In 2017 she was invited to be the first Executive Director of Holt/Smithson Foundation, an artist-endowed foundation dedicated to the creative legacies of the artists Nancy Holt (1938-2014) and Robert Smithson (1938-73).  Holt/Smithson Foundation is a new model of artist-endowed foundation in this growing sector of the arts ecology. Collaborating with artists, writers, thinkers, and institutions, Holt/Smithson Foundation realizes exhibitions, published books, initiates artist commissions, programs educational events, encourages research, and develops collections globally from its headquarters in New Mexico.

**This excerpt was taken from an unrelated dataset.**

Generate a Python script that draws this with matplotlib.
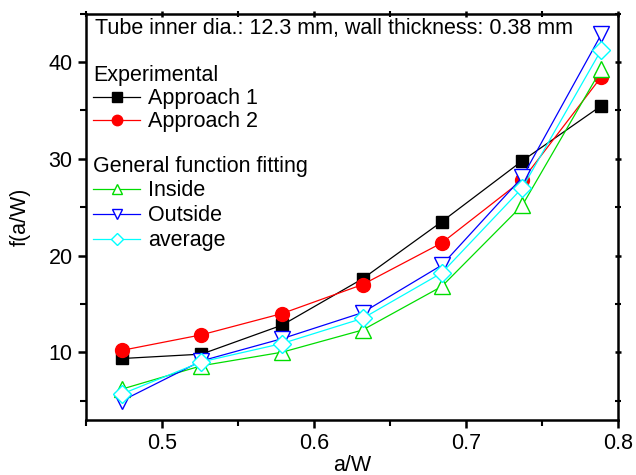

Writing, editing, public speaking  

Le Feuvre’s editorial work includes the Henry Moore Institute’s journal ‘Essays on Sculpture', and the Institute’s publication program between 2010 and 2017;[23] the MIT Press compilation 'Failure' in the MIT / Whitechapel Art Gallery’s 'Documents on Contemporary Art' series and the second issue of 'NOIT,' the journal of John Latham's Flat Time House, on the topic of burning.

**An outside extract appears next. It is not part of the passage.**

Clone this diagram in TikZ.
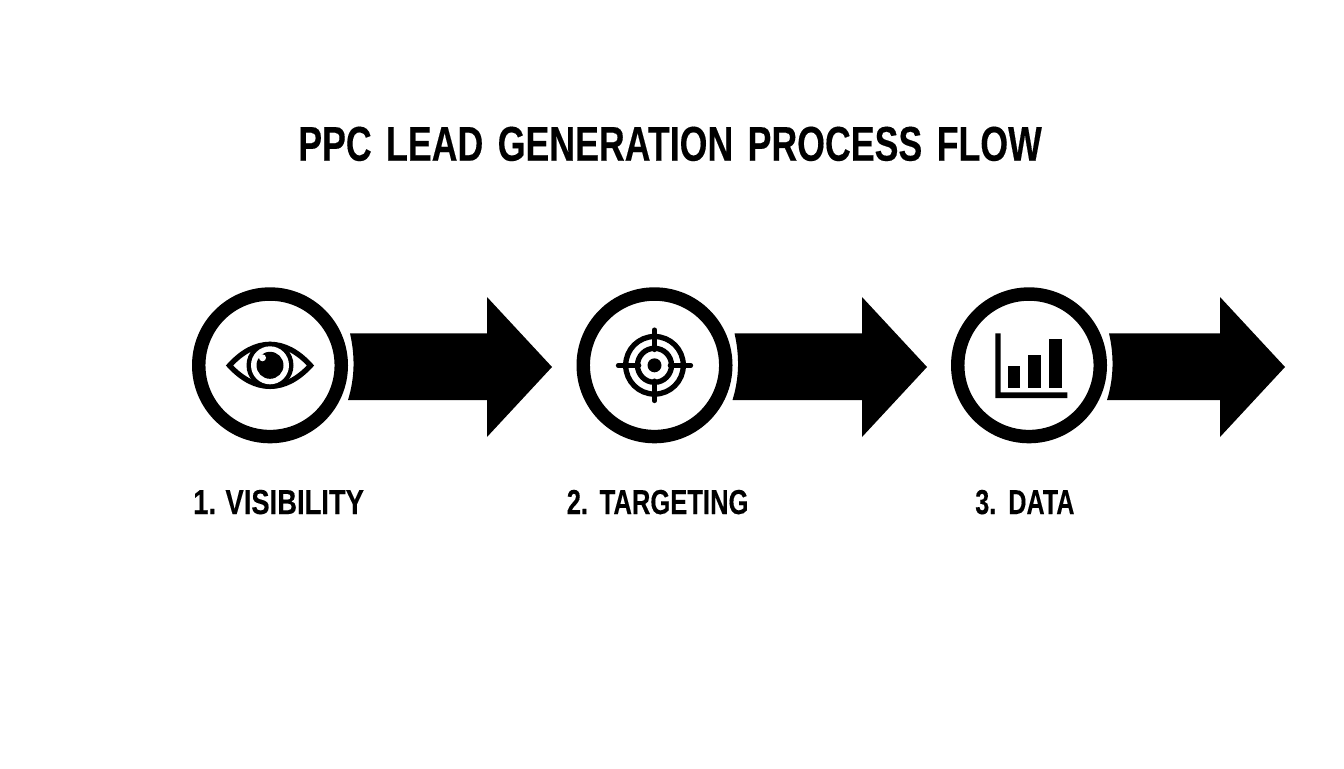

Since 2000 Le Feuvre has contributed to art journals and written extensively in publications on topics that include prosthetics, sculpture and failure. Since 2017 she has written on artists including Auguste Rodin (2021, Tate Modern, London), Kiki Smith (2021; Musée cantonal des Beaux-Arts de Lausanne), Mario Merz (2021 Hangar Bicocca, Milan), Eva Rothschild (2019, Ireland at Venice), Günther Förg (2018, Yale University Press), Michael Kienzer (2017, Gerhard Marcks Haus), and has published interviews with Thomas J. Price (2021,The Powerplant, Toronto), Christine Corday (2019, Contemporary Art Museum St Louis) and Emilia Kabakov (2017, Art Monthly, London).

Le Feuvre has delivered lectures at international museums, universities, and art schools including Centre for the Humanities, Graduate Center, City of New York University; Dia Art Foundation; Galleria Nazionale d'Arte Moderna, Rome; ICA, London; Muzeum Sztuki, Łódź, Poland; Periferico Centro Arte Contemporanea, Caracas, Venezuela; Sabanci University, Istanbul, Turkey; Tate, London; and University of Queensland Art Gallery, Brisbane.